When you drive, your windshield encounters a harsh environment. It has an important job to protect you from:
- Flying stones
- Bugs and dirt
- Driving rain and snow
- Even the occasional bird impact
Your windshield is a safety device as well. It provides structural integrity for your car and blocks you from being hit with everything that impacts your windshield. In an accident or rollover, a hard impact to your windshield can cause it to crack badly or shatter. If your windshield glass shatters, you might expect that you will be showered by shards of glass, but you won’t.

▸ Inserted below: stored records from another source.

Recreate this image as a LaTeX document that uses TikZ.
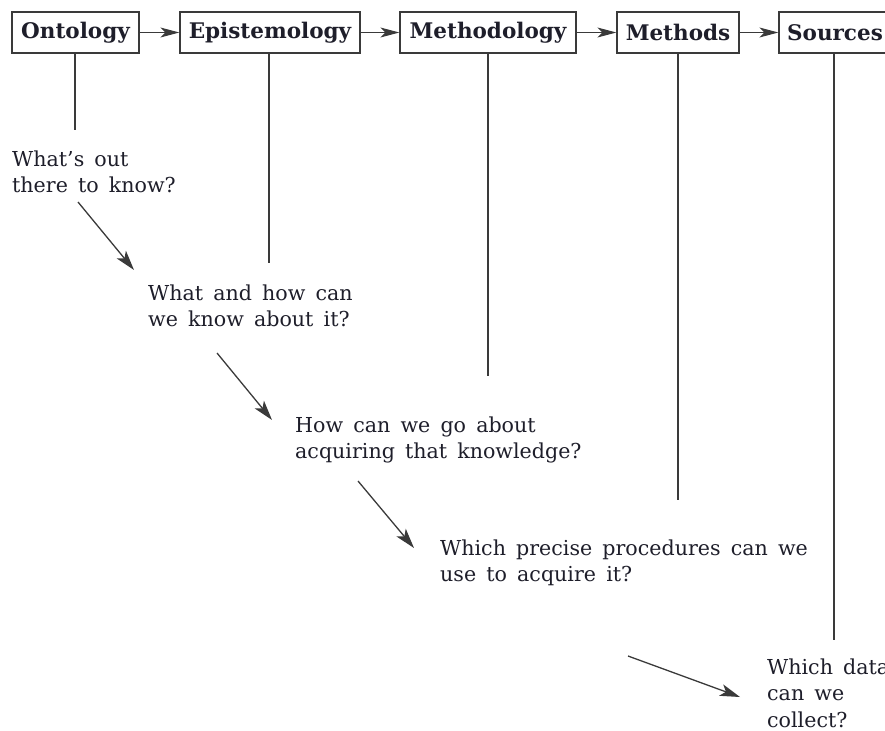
\documentclass[tikz,border=0pt]{standalone}
\usepackage{fontspec}
\setmainfont{DejaVu Serif}[WordSpace=1.55]
\usetikzlibrary{arrows.meta}
\definecolor{ink}{HTML}{1E1E2A}
\definecolor{rulegray}{HTML}{3A3A3A}
\begin{document}
\begin{tikzpicture}[x=1pt,y=-1pt,
  stage/.style={draw=rulegray, line width=1.3pt, fill=white, minimum height=41pt,
    inner sep=0pt, font=\fontsize{21.5}{23}\selectfont\bfseries, text=ink},
  question/.style={anchor=north west, align=left, inner sep=0pt,
    font=\fontsize{20.6}{26.5}\selectfont, text=ink},
  flow/.style={draw=rulegray, line width=1.3pt,
    -{Stealth[length=20pt,width=12pt,inset=5pt]}},
  link/.style={draw=rulegray, line width=1.3pt,
    -{Stealth[length=19pt,width=10pt,inset=5pt]}},
  stem/.style={draw=rulegray, line width=1.2pt}]
\useasboundingbox (0,0) rectangle (885,730);
\clip (0,0) rectangle (885,730);

% stages of the research process
\node[stage, minimum width=127pt] (onto) at (75.5,32.5) {Ontology};
\node[stage, minimum width=180pt] (epis) at (270,32.5) {Epistemology};
\node[stage, minimum width=176pt] (meth) at (488,32.5) {Methodology};
\node[stage, minimum width=122pt] (mtds) at (678,32.5) {Methods};
\node[stage, minimum width=112pt] (srcs) at (835,32.5) {Sources};

\draw[link] (onto) -- (epis);
\draw[link] (epis) -- (meth);
\draw[link] (meth) -- (mtds);
\draw[link] (mtds) -- (srcs);

% guiding questions
\node[question] (q1) at (12,150.5) {What’s out\\there to know?};
\node[question] (q2) at (148,284.5) {What and how can\\we know about it?};
\node[question] (q3) at (295,416.5) {How can we go about\\acquiring that knowledge?};
\node[question] (q4) at (440,539.5) {Which precise procedures can we\\use to acquire it?};
\node[question] (q5) at (767,658.5) {Which data\\can we\\collect?};

% stems dropping from each stage
\coordinate (e1) at (75,130);
\coordinate (e2) at (269,263);
\coordinate (e3) at (488,376);
\coordinate (e4) at (678,500);
\coordinate (e5) at (834,640);
\draw[stem] (onto.south -| e1) -- (e1);
\draw[stem] (epis.south -| e2) -- (e2);
\draw[stem] (meth.south -| e3) -- (e3);
\draw[stem] (mtds.south -| e4) -- (e4);
\draw[stem] (srcs.south -| e5) -- (e5);

% arrows leading from one question to the next
\coordinate (s1) at (78,202);   \coordinate (t1) at (134,270);
\coordinate (s2) at (217,353);  \coordinate (t2) at (272,420);
\coordinate (s3) at (358,481);  \coordinate (t3) at (414,548);
\coordinate (s4) at (628,656);  \coordinate (t4) at (740,697);
\draw[flow] (s1) -- (t1);
\draw[flow] (s2) -- (t2);
\draw[flow] (s3) -- (t3);
\draw[flow] (s4) -- (t4);
\end{tikzpicture}
\end{document}
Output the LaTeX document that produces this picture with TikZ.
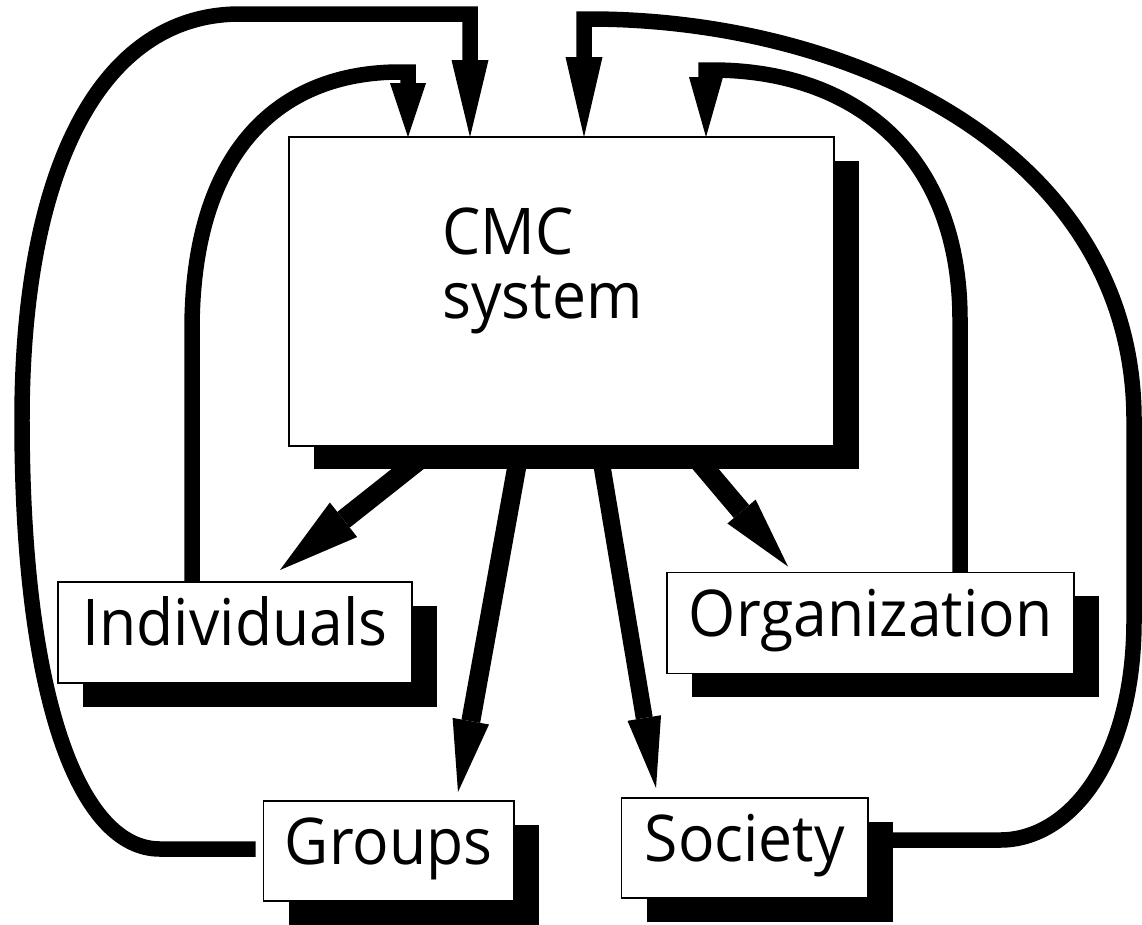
\documentclass[tikz,border=0pt]{standalone}
\usepackage{fontspec}
\setmainfont{Open Sans}[FakeStretch=0.94]
\usetikzlibrary{arrows.meta,shadows,calc}
\begin{document}
\begin{tikzpicture}[x=0.02cm,y=-0.02cm,
  box/.style={draw, line width=0.8pt, fill=white, inner sep=0pt, outer sep=0pt,
    drop shadow={shadow xshift=0.5cm, shadow yshift=-0.47cm, fill=black, opacity=1, draw=none}},
  lbl/.style={font=\fontsize{36.7}{44}\selectfont, text height=27pt, text depth=12.2pt},
  loopline/.style={line width=0.31cm, line join=miter},
  arrowtip/.style 2 args={-{Triangle[length=#1,width=#2,line width=0pt]}},
]
\useasboundingbox (0,0) rectangle (1142,924);

% boxes
\node[box, minimum width=10.9cm, minimum height=6.18cm] (cmc) at (561.5,291.5) {};
\node[font=\fontsize{36.7}{36.4}\selectfont, align=left, anchor=base west, inner sep=0pt] (cmctext) at (442,318) {CMC\\system};
\node[box, lbl, minimum width=7.08cm, minimum height=2.02cm] (ind) at (235,632.5) {Individuals};
\node[box, lbl, minimum width=8.14cm, minimum height=2.02cm] (org) at (870.5,623) {Organization};
\node[box, lbl, minimum width=5.01cm, minimum height=2cm] (grp) at (388.75,851) {Groups};
\node[box, lbl, minimum width=4.93cm, minimum height=2cm] (soc) at (744.75,848) {Society};

% feedback loops into the CMC system
\draw[loopline, arrowtip={1.08cm}{0.72cm}] (192,0 |- ind.north) -- (192,330)
  .. controls (192,150) and (280,72) .. (400,72) -- (408,72) -- (408,0 |- cmc.north);
\draw[loopline, arrowtip={1.54cm}{0.74cm}] ($(grp.west)+(-8,-2)$) -- (160,849)
  .. controls (80,849) and (22,700) .. (22,420)
  .. controls (22,170) and (100,14) .. (240,14) -- (470,14) -- (470,0 |- cmc.north);
\draw[loopline, arrowtip={1.6cm}{0.74cm}] ($(soc.east)+(25,-8)$) -- (1000,840)
  .. controls (1070,840) and (1134,760) .. (1134,620) -- (1134,420)
  .. controls (1134,150) and (850,19) .. (589,19) -- (584,19) -- (584,0 |- cmc.north);
\draw[loopline, arrowtip={1.2cm}{0.68cm}] (960,0 |- org.north) -- (960,320)
  .. controls (960,150) and (850,70) .. (712,70) -- (706,70) -- (706,0 |- cmc.north);

% outgoing arrows
\coordinate (s1) at (419,460);
\coordinate (s2) at (518,460);
\coordinate (s3) at (601,460);
\coordinate (s4) at (698,460);
\draw[line width=0.4cm, arrowtip={1.62cm}{0.88cm}] (s1) -- ($(280,0 |- ind.north)+(0,-12)$);
\draw[line width=0.38cm, arrowtip={1.44cm}{0.74cm}] (s2) -- ($(458,0 |- grp.north)+(0,-9)$);
\draw[line width=0.34cm, arrowtip={1.42cm}{0.68cm}] (s3) -- ($(656,0 |- soc.north)+(0,-10)$);
\draw[line width=0.4cm, arrowtip={1.44cm}{0.74cm}] (s4) -- ($(788,0 |- org.north)+(0,-6)$);
\end{tikzpicture}
\end{document}
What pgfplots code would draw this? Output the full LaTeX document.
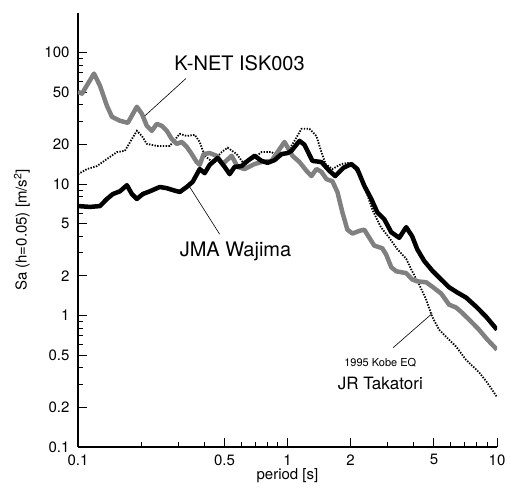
\documentclass[border=0pt]{standalone}
\usepackage{fontspec}
\setmainfont{TeX Gyre Heros}
\usepackage{pgfplots}
\pgfplotsset{compat=1.18}

\definecolor{knetgray}{gray}{0.5}

\begin{document}
\begin{tikzpicture}
\begin{axis}[
    name=ax,
    scale only axis,
    width=419pt, height=434pt,
    xmode=log, ymode=log,
    xmin=0.1, xmax=10, ymin=0.1, ymax=200,
    axis x line*=bottom, axis y line*=left,
    axis line style={line width=1.2pt, -},
    xtick={0.1,0.5,1,2,5,10},
    xticklabels={0.1,0.5,1,2,5,10},
    minor xtick={0.2,0.3,0.4,0.6,0.7,0.8,0.9,3,4,6,7,8,9},
    ytick={0.1,0.2,0.5,1,2,5,10,20,50,100},
    yticklabels={0.1,0.2,0.5,1,2,5,10,20,50,100},
    minor ytick={0.3,0.4,0.6,0.7,0.8,0.9,3,4,6,7,8,9,30,40,60,70,80,90},
    tick align=inside,
    major tick length=9pt, minor tick length=5pt,
    tick style={black, line width=0.9pt},
    tick label style={font=\fontsize{15}{18}\selectfont},
    yticklabel style={xshift=-5pt},
    xticklabel style={yshift=-4pt},
    xlabel={period [s]},
    ylabel={Sa (h=0.05) [m/s\textsuperscript{2}]},
    xlabel style={font=\fontsize{15}{18}\selectfont, at={(axis description cs:0.5,-0.067)}, anchor=center},
    ylabel style={font=\fontsize{15}{18}\selectfont, at={(axis description cs:-0.134,0.5)}, anchor=center},
]
% JR Takatori (1995 Kobe EQ)
\addplot[black, line width=1.8pt, dash pattern=on 1.4pt off 1.4pt] coordinates {
(0.1,11.9)(0.1104,13.0)(0.1232,13.7)(0.1374,15.5)(0.1534,17.5)(0.1675,17.9)(0.1808,22.0)(0.1910,25.4)
(0.2018,23.2)(0.2131,20.2)(0.2378,19.5)(0.2742,19.5)(0.3060,24.1)(0.3304,23.2)(0.3607,23.7)(0.3811,20.9)
(0.4025,16.4)(0.4394,14.7)(0.4850,17.5)(0.5179,18.9)(0.5718,16.9)(0.6106,14.7)(0.6813,15.5)(0.7519,17.5)
(0.8391,17.5)(0.9162,16.1)(1.0,17.5)(1.080,21.3)(1.166,26.3)(1.273,26.3)(1.374,23.2)(1.452,17.5)
(1.520,14.2)(1.638,13.0)(1.808,14.2)(1.973,14.5)(2.154,12.4)(2.350,9.2)(2.550,6.3)(2.790,4.7)
(3.060,3.9)(3.341,3.2)(3.687,2.7)(3.937,2.17)(4.252,1.72)(4.591,1.32)(4.904,0.98)(5.294,0.78)
(5.718,0.69)(6.381,0.58)(7.119,0.46)(8.208,0.37)(8.964,0.31)(10,0.24)
};
% K-NET ISK003
\addplot[knetgray, line width=4.5pt, line join=round] coordinates {
(0.100,50.4)(0.1045,48.7)(0.1192,69.2)(0.1273,56.0)(0.1374,39.4)(0.1452,32.5)(0.1585,30.3)(0.1730,29.2)
(0.1828,34.2)(0.1910,38.7)(0.2018,34.2)(0.2131,27.7)(0.2251,25.4)(0.2378,28.7)(0.2512,27.7)(0.2654,25.4)
(0.2804,22.0)(0.2962,20.2)(0.3128,20.9)(0.3304,19.2)(0.3491,16.9)(0.3687,14.7)(0.3811,14.0)(0.3981,16.9)
(0.4252,17.2)(0.4591,16.4)(0.4904,14.2)(0.5412,16.4)(0.5781,13.5)(0.6242,13.0)(0.6964,14.2)(0.7519,14.7)
(0.8391,15.0)(0.8964,17.5)(0.9676,20.9)(1.056,16.4)(1.141,14.7)(1.232,12.6)(1.301,11.5)(1.374,13.0)
(1.452,12.4)(1.534,10.9)(1.638,10.5)(1.731,8.7)(1.828,6.1)(1.931,4.5)(2.040,4.2)(2.202,4.4)
(2.326,4.5)(2.458,3.9)(2.596,3.4)(2.834,3.25)(2.960,2.9)(3.128,2.33)(3.304,2.17)(3.687,2.1)
(3.937,1.88)(4.159,1.82)(4.591,1.79)(4.904,1.66)(5.412,1.47)(5.907,1.21)(6.381,1.15)(6.813,1.05)
(7.519,0.90)(8.208,0.78)(8.964,0.66)(10,0.55)
};
% JMA Wajima
\addplot[black, line width=4.5pt, line join=round] coordinates {
(0.1,6.8)(0.1141,6.7)(0.1273,6.8)(0.1374,7.7)(0.1468,8.4)(0.1585,8.8)(0.1712,9.8)(0.1808,8.4)
(0.1910,7.7)(0.2039,8.4)(0.2202,8.8)(0.2458,9.5)(0.2654,9.3)(0.2835,9.0)(0.3060,8.7)(0.3304,9.5)
(0.3528,10.4)(0.3811,13.0)(0.4025,12.1)(0.4252,14.0)(0.4642,15.8)(0.5012,13.5)(0.5294,11.9)(0.5593,13.5)
(0.6040,13.7)(0.6451,15.0)(0.6964,16.4)(0.7519,15.0)(0.8031,14.5)(0.8672,15.2)(0.9363,16.9)(1.0,17.2)
(1.045,17.9)(1.141,21.3)(1.205,19.9)(1.315,15.0)(1.452,14.7)(1.585,12.6)(1.690,11.5)(1.850,13.3)
(2.017,14.2)(2.154,13.0)(2.326,9.7)(2.512,7.7)(2.683,6.1)(2.897,5.4)(3.128,4.3)(3.415,3.9)
(3.687,4.7)(3.937,4.0)(4.159,3.2)(4.492,2.6)(4.904,2.2)(5.412,1.88)(5.907,1.64)(6.451,1.50)
(7.119,1.37)(7.943,1.17)(8.866,0.98)(10,0.78)
};
% annotations
\draw[line width=0.6pt] (axis cs:0.3268,63.3) -- (axis cs:0.2085,33.0);
\draw[line width=0.6pt] (axis cs:0.3415,9.49) -- (axis cs:0.4747,4.15);
\draw[line width=0.6pt] (axis cs:3.196,0.570) -- (axis cs:4.9,1.035);
\node[font=\fontsize{20}{24}\selectfont] at (axis cs:0.5907,82.4) {K-NET ISK003};
\node[font=\fontsize{20}{24}\selectfont] at (axis cs:0.565,3.08) {JMA Wajima};
\node[font=\fontsize{11}{13}\selectfont] at (axis cs:2.773,0.438) {1995 Kobe EQ};
\node[font=\fontsize{17}{20}\selectfont] at (axis cs:2.773,0.303) {JR Takatori};
\end{axis}
\pgfresetboundingbox
\path ([xshift=-78pt,yshift=-42pt]ax.south west) rectangle ([xshift=20pt,yshift=13pt]ax.north east);
\end{tikzpicture}
\end{document}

Windshields are made from safety glass
Modern windshields are made of a type of safety glass. It is designed so that, if it shatters, it shatters into tiny bits. The small pieces of shattered glass aren’t sharp as you would expect glass to be, hence the safety glass moniker. Your windshield is formed of two layers of glass with a plastic layer sandwiched in between. In a situation where safety glass shatters, the plastic layer of the laminated glass holds both layers together and all the small bits of glass remain mostly attached. In this way, the glass pieces inside your vehicle are almost non-existent.
Windshields are not easy to shatter. They require significant force like that of a severe front-end collision, rollover, or impact with a large object like a deer or moose. If your windshield glass shatters, you will likely have much more to worry about immediately than your broken windshield. If your windshield is shattered, it will need to be replaced for visibility before you can drive again.